_Directive_
Repeat the data verbatim.

Start

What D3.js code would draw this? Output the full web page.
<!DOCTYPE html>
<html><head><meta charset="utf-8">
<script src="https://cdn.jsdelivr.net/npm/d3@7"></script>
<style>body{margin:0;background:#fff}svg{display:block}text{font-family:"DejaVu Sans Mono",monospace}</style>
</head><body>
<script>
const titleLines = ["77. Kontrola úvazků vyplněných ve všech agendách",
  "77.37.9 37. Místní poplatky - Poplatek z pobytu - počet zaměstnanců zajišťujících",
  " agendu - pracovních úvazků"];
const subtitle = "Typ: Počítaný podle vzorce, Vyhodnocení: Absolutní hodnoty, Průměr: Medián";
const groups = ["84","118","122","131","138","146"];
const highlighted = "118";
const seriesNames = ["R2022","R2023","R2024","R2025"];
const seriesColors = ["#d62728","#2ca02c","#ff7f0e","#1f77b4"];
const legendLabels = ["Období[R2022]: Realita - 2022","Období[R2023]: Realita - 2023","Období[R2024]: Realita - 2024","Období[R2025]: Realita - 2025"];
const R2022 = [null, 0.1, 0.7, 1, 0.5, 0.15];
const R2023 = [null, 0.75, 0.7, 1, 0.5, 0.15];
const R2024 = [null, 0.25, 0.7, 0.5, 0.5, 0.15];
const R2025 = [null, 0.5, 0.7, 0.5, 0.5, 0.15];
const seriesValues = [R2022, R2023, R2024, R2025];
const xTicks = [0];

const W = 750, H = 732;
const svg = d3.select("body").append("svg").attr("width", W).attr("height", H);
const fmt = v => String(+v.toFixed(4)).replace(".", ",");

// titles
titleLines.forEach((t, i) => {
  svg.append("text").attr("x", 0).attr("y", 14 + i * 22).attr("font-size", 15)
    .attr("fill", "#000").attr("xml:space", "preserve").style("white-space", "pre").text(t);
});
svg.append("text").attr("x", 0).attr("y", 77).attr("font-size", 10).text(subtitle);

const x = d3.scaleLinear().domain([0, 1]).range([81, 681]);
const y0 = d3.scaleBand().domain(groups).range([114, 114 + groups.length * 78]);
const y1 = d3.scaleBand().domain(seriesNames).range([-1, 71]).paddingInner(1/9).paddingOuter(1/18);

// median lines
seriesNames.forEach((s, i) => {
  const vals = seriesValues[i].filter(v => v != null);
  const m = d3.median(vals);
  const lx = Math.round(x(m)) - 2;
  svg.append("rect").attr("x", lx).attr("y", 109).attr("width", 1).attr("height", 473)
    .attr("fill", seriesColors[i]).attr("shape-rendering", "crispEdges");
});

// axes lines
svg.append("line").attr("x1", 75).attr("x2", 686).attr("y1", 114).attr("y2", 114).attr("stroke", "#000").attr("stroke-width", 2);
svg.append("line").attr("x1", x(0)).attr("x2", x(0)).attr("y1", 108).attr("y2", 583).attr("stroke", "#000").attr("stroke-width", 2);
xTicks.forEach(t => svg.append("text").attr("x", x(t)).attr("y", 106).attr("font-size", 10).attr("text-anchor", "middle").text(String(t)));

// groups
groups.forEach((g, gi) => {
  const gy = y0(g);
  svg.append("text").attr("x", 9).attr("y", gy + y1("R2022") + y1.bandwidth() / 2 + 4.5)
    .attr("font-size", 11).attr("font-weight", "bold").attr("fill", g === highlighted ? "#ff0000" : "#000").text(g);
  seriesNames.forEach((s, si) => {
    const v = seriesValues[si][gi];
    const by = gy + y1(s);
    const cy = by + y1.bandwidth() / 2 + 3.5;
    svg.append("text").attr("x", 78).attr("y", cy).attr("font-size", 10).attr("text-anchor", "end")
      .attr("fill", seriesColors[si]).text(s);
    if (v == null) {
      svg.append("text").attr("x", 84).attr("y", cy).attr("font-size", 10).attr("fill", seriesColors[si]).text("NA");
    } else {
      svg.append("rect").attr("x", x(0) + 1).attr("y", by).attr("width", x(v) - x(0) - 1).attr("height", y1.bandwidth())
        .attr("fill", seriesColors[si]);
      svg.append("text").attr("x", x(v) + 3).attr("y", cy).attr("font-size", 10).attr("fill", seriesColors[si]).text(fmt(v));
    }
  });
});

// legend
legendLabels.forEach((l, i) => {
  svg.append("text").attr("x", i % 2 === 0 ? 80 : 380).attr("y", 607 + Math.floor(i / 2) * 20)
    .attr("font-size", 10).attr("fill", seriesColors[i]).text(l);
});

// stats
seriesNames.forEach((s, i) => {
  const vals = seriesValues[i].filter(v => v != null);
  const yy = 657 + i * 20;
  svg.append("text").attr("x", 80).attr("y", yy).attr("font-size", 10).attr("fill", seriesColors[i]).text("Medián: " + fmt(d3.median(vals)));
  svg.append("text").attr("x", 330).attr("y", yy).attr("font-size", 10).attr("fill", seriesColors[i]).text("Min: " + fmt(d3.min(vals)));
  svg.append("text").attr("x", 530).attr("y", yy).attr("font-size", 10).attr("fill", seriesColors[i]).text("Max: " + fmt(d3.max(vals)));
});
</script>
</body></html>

End

_The answer_
What D3.js code would draw this? Output the full web page.
<!DOCTYPE html>
<html><head><meta charset="utf-8">
<script src="https://cdn.jsdelivr.net/npm/d3@7"></script>
<style>body{margin:0;background:#fff}svg{display:block}text{font-family:"DejaVu Sans Mono",monospace}</style>
</head><body>
<script>
const titleLines = ["77. Kontrola úvazků vyplněných ve všech agendách",
  "77.37.9 37. Místní poplatky - Poplatek z pobytu - počet zaměstnanců zajišťujících",
  " agendu - pracovních úvazků"];
const subtitle = "Typ: Počítaný podle vzorce, Vyhodnocení: Absolutní hodnoty, Průměr: Medián";
const groups = ["84","118","122","131","138","146"];
const highlighted = "118";
const seriesNames = ["R2022","R2023","R2024","R2025"];
const seriesColors = ["#d62728","#2ca02c","#ff7f0e","#1f77b4"];
const legendLabels = ["Období[R2022]: Realita - 2022","Období[R2023]: Realita - 2023","Období[R2024]: Realita - 2024","Období[R2025]: Realita - 2025"];
const R2022 = [null, 0.1, 0.7, 1, 0.5, 0.15];
const R2023 = [null, 0.75, 0.7, 1, 0.5, 0.15];
const R2024 = [null, 0.25, 0.7, 0.5, 0.5, 0.15];
const R2025 = [null, 0.5, 0.7, 0.5, 0.5, 0.15];
const seriesValues = [R2022, R2023, R2024, R2025];
const xTicks = [0];

const W = 750, H = 732;
const svg = d3.select("body").append("svg").attr("width", W).attr("height", H);
const fmt = v => String(+v.toFixed(4)).replace(".", ",");

// titles
titleLines.forEach((t, i) => {
  svg.append("text").attr("x", 0).attr("y", 14 + i * 22).attr("font-size", 15)
    .attr("fill", "#000").attr("xml:space", "preserve").style("white-space", "pre").text(t);
});
svg.append("text").attr("x", 0).attr("y", 77).attr("font-size", 10).text(subtitle);

const x = d3.scaleLinear().domain([0, 1]).range([81, 681]);
const y0 = d3.scaleBand().domain(groups).range([114, 114 + groups.length * 78]);
const y1 = d3.scaleBand().domain(seriesNames).range([-1, 71]).paddingInner(1/9).paddingOuter(1/18);

// median lines
seriesNames.forEach((s, i) => {
  const vals = seriesValues[i].filter(v => v != null);
  const m = d3.median(vals);
  const lx = Math.round(x(m)) - 2;
  svg.append("rect").attr("x", lx).attr("y", 109).attr("width", 1).attr("height", 473)
    .attr("fill", seriesColors[i]).attr("shape-rendering", "crispEdges");
});

// axes lines
svg.append("line").attr("x1", 75).attr("x2", 686).attr("y1", 114).attr("y2", 114).attr("stroke", "#000").attr("stroke-width", 2);
svg.append("line").attr("x1", x(0)).attr("x2", x(0)).attr("y1", 108).attr("y2", 583).attr("stroke", "#000").attr("stroke-width", 2);
xTicks.forEach(t => svg.append("text").attr("x", x(t)).attr("y", 106).attr("font-size", 10).attr("text-anchor", "middle").text(String(t)));

// groups
groups.forEach((g, gi) => {
  const gy = y0(g);
  svg.append("text").attr("x", 9).attr("y", gy + y1("R2022") + y1.bandwidth() / 2 + 4.5)
    .attr("font-size", 11).attr("font-weight", "bold").attr("fill", g === highlighted ? "#ff0000" : "#000").text(g);
  seriesNames.forEach((s, si) => {
    const v = seriesValues[si][gi];
    const by = gy + y1(s);
    const cy = by + y1.bandwidth() / 2 + 3.5;
    svg.append("text").attr("x", 78).attr("y", cy).attr("font-size", 10).attr("text-anchor", "end")
      .attr("fill", seriesColors[si]).text(s);
    if (v == null) {
      svg.append("text").attr("x", 84).attr("y", cy).attr("font-size", 10).attr("fill", seriesColors[si]).text("NA");
    } else {
      svg.append("rect").attr("x", x(0) + 1).attr("y", by).attr("width", x(v) - x(0) - 1).attr("height", y1.bandwidth())
        .attr("fill", seriesColors[si]);
      svg.append("text").attr("x", x(v) + 3).attr("y", cy).attr("font-size", 10).attr("fill", seriesColors[si]).text(fmt(v));
    }
  });
});

// legend
legendLabels.forEach((l, i) => {
  svg.append("text").attr("x", i % 2 === 0 ? 80 : 380).attr("y", 607 + Math.floor(i / 2) * 20)
    .attr("font-size", 10).attr("fill", seriesColors[i]).text(l);
});

// stats
seriesNames.forEach((s, i) => {
  const vals = seriesValues[i].filter(v => v != null);
  const yy = 657 + i * 20;
  svg.append("text").attr("x", 80).attr("y", yy).attr("font-size", 10).attr("fill", seriesColors[i]).text("Medián: " + fmt(d3.median(vals)));
  svg.append("text").attr("x", 330).attr("y", yy).attr("font-size", 10).attr("fill", seriesColors[i]).text("Min: " + fmt(d3.min(vals)));
  svg.append("text").attr("x", 530).attr("y", yy).attr("font-size", 10).attr("fill", seriesColors[i]).text("Max: " + fmt(d3.max(vals)));
});
</script>
</body></html>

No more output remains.